Sleep issue #2: It’s noisy!
Cool night breezes are welcome, but the street noise that may drift in is not. Use a small electric fan to create soothing “white noise” that blocks out extraneous sounds. Or, you might consider a sound machine, suggests Dr. Breus. “Data shows that a lot of people respond well to ocean sounds.” Download a few nature tracks and pop a disc into a portable CD player to lull your child to sleep.
Sleep issue #3: It’s hot in here!
“When it comes to bedrooms, the cooler, the better,” says Dr. Breus. “Below 75F (24C) is the magic number.” Cool things down with a fan, a cool bath or some air conditioning. Just be sure not to switch back to heat-creating winter pjs and bedding too quickly.
Sleep issue #4: Too wired to sleep!
Hot days require that kids guzzle their liquids, but keep an eye on the beverages your child consumes. Caffeinated drinks like cola, iced tea, root beer and even Sunkist Sunny D should be off-limits, since each can rob kids of precious sleep each night. Limit screen time too: summer treats like movies, TV and video games right before bed interfere with quality sleep.
Sleep issue #5: I’m worried about school!
It’s possible your child is anxious about a new school year. Maybe there’s a demanding subject, unknown teacher, new school or intimidating classmates they’re thinking about. Whatever the issue, take the time to listen and reassure your child to figure out ways to handle the situation.
Sleep issue #6: My sleep schedule is out of whack!

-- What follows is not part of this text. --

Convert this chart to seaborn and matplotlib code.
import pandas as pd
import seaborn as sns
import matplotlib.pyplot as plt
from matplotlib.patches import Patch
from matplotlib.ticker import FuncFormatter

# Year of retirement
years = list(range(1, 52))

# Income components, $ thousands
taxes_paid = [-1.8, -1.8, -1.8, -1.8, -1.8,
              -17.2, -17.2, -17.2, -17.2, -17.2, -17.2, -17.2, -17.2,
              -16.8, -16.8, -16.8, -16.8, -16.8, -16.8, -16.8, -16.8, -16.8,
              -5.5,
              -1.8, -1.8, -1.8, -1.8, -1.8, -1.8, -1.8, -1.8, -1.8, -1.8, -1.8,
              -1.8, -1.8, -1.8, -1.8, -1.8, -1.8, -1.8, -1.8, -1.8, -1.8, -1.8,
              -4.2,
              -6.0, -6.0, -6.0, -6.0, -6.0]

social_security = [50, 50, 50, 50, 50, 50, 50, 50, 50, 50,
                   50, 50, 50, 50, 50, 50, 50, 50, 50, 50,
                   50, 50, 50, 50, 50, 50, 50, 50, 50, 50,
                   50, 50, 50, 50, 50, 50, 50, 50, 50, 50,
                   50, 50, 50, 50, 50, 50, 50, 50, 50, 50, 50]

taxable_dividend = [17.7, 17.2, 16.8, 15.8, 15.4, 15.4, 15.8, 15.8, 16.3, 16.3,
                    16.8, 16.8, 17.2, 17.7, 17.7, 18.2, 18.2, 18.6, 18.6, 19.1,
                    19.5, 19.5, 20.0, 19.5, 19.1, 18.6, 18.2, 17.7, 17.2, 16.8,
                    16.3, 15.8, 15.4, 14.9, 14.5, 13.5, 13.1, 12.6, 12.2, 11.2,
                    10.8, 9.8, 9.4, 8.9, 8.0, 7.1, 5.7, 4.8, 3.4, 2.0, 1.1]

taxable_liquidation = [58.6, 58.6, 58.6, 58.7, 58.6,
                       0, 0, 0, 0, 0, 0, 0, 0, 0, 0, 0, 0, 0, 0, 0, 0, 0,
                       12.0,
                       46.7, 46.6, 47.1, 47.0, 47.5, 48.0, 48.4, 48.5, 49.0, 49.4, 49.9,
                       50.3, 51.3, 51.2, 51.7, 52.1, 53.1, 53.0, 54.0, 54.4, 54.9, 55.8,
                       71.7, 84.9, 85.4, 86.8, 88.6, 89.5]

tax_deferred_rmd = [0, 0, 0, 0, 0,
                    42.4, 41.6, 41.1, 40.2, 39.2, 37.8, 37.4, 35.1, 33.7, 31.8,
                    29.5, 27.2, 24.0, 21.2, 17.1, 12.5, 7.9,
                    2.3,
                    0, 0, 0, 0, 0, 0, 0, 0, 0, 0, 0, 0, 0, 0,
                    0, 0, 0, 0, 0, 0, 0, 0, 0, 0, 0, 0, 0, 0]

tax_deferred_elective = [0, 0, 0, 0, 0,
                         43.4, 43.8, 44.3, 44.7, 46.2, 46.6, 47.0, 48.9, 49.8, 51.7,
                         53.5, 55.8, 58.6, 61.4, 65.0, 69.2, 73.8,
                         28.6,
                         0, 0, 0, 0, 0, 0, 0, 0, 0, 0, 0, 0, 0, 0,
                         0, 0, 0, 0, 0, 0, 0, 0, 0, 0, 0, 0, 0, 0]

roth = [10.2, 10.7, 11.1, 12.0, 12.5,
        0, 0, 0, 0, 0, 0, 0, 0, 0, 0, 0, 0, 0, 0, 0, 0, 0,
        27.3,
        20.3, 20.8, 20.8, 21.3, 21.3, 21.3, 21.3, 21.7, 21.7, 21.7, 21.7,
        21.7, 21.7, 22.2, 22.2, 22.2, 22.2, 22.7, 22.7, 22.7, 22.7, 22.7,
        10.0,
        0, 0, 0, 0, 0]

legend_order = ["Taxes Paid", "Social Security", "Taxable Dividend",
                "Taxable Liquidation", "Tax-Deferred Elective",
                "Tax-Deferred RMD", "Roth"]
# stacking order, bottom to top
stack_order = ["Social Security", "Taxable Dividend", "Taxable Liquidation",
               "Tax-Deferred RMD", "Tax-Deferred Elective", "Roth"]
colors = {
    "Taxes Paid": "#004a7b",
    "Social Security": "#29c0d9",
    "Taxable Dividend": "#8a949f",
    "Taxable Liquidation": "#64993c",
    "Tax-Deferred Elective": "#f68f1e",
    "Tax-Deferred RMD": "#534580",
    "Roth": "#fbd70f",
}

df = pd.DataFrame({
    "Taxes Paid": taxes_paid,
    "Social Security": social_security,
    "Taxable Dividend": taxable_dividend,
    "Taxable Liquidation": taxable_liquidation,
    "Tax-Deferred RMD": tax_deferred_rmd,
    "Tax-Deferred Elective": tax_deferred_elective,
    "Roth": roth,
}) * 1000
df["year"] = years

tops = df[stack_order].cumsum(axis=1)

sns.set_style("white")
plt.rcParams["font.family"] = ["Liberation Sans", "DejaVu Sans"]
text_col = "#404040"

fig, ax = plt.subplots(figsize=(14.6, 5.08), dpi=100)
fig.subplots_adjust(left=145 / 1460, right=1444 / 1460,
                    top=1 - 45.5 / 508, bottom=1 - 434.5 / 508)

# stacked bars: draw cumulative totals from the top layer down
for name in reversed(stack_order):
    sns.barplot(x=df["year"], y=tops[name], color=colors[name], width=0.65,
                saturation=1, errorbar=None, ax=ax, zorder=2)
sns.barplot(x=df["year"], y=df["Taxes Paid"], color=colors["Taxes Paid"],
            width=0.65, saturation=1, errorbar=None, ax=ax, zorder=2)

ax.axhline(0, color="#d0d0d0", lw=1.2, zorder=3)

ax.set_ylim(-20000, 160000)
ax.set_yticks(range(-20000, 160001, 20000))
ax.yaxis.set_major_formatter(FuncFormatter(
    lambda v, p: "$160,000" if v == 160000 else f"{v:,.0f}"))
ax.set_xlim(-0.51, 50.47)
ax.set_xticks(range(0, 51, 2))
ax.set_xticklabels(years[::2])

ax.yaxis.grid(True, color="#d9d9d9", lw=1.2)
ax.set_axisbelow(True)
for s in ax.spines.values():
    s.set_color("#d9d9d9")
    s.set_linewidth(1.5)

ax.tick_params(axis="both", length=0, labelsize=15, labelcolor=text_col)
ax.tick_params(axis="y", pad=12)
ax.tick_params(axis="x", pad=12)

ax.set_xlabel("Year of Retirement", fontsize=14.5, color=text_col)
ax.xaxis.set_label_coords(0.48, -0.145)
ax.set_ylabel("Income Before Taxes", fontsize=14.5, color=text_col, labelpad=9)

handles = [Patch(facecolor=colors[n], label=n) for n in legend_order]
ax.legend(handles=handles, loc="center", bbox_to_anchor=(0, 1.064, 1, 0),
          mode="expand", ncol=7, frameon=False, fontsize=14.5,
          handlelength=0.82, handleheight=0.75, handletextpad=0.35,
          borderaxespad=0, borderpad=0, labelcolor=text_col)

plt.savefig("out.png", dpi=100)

While summer is full of great reasons to miss regular bed- and wake-up times, gradually adjusting schedules before school is key, notes Dr. Breus. Try making the early rise a bit more fun, he says. Since the morning light will help your child’s internal clock adjust to the new schedule, sit on the front steps together with a cup of hot chocolate and check out the dew on spider webs or the interesting moths that cluster around porch lights. Or, try this tip from Diana Ennen from Margate, Florida: “It’s really hard on my kids when we wait until the last minute to get back on track for sleep, so three weeks before school starts, we have them go to bed and wake up a half hour early. The week after that, we add another half hour to their schedule. Once school starts, they’re set and ready to go!”